Actually, the videos from University of Washingtons PhotoTour are much more impressive. And it actually tells you how it works. Read the PDF of the paper published at this years SigGRAPH, also linked from that site, for more details.

The Microsoft video only shows the UI; while the Washington video gives a bit more information, but still doesn’t really talk about the “backend requirements”. You can get some facts from the published paper, though.

Basically it’s a smart combination of existing technologies, together with some good optimization (I guess). It uses SIFT feature extraction and matching (use also by panotools: autopano-sift, but unfortunately this is patent encumbered in the US; I doubt it’s patentable in Germany because of it’s very mathematic nature) and basically does the same as panorama tools, except in 3D - using “Structure from Motion” approaches.
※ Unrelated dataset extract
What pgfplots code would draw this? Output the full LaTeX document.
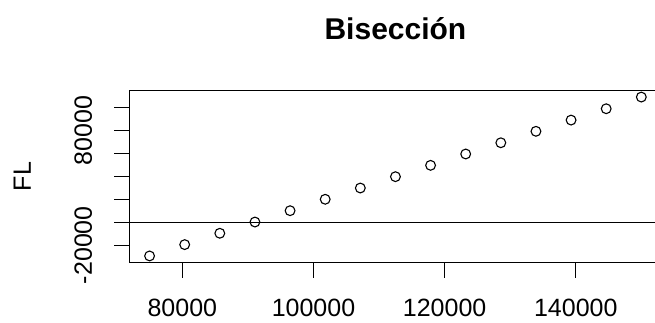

So you might wonder why I still call this vapourware, when there is a sigGRAPH paper backing it, and an interesting demo?

Well, in the paper they mentioned their test machine to be a 3.4 GHz computer. And that the Notre Dame photoset took two week to process, and that 597 of the 2635 images were actually placed; the others maybe had too much other stuff on them, or didn’t match properly.

This yields the impression that for this to work you need

  1. lots of CPU time
  2. lots of well-suited images (clean projection, not too many moving people on it etc.)
  3. no gaps inbetween pictures, but a complete covering

I don’t want to talk down the scientific work done here, but the Microsoft annoucement makes it sound (well, just look at who they imply in the video that their users are) like it would be a product for everyone to use within a year. It won’t. Thats why I call it vapourware.

It’s good research, but not a realistic product.

It will be very interesting for professionals, however. They can set their camera to a well-behaved angle (no fisheye; I don’t expect the software to like fisheye artifacts much) and take tons of photos, trying to cover all of a building. The software will then eventually allow them to construct and texture a 3D model, with some weeks of computation.

The viewer is still interesting, for data sets computed by someone with access to excess CPU power. E.g. for a company to offer virtual sightseeing.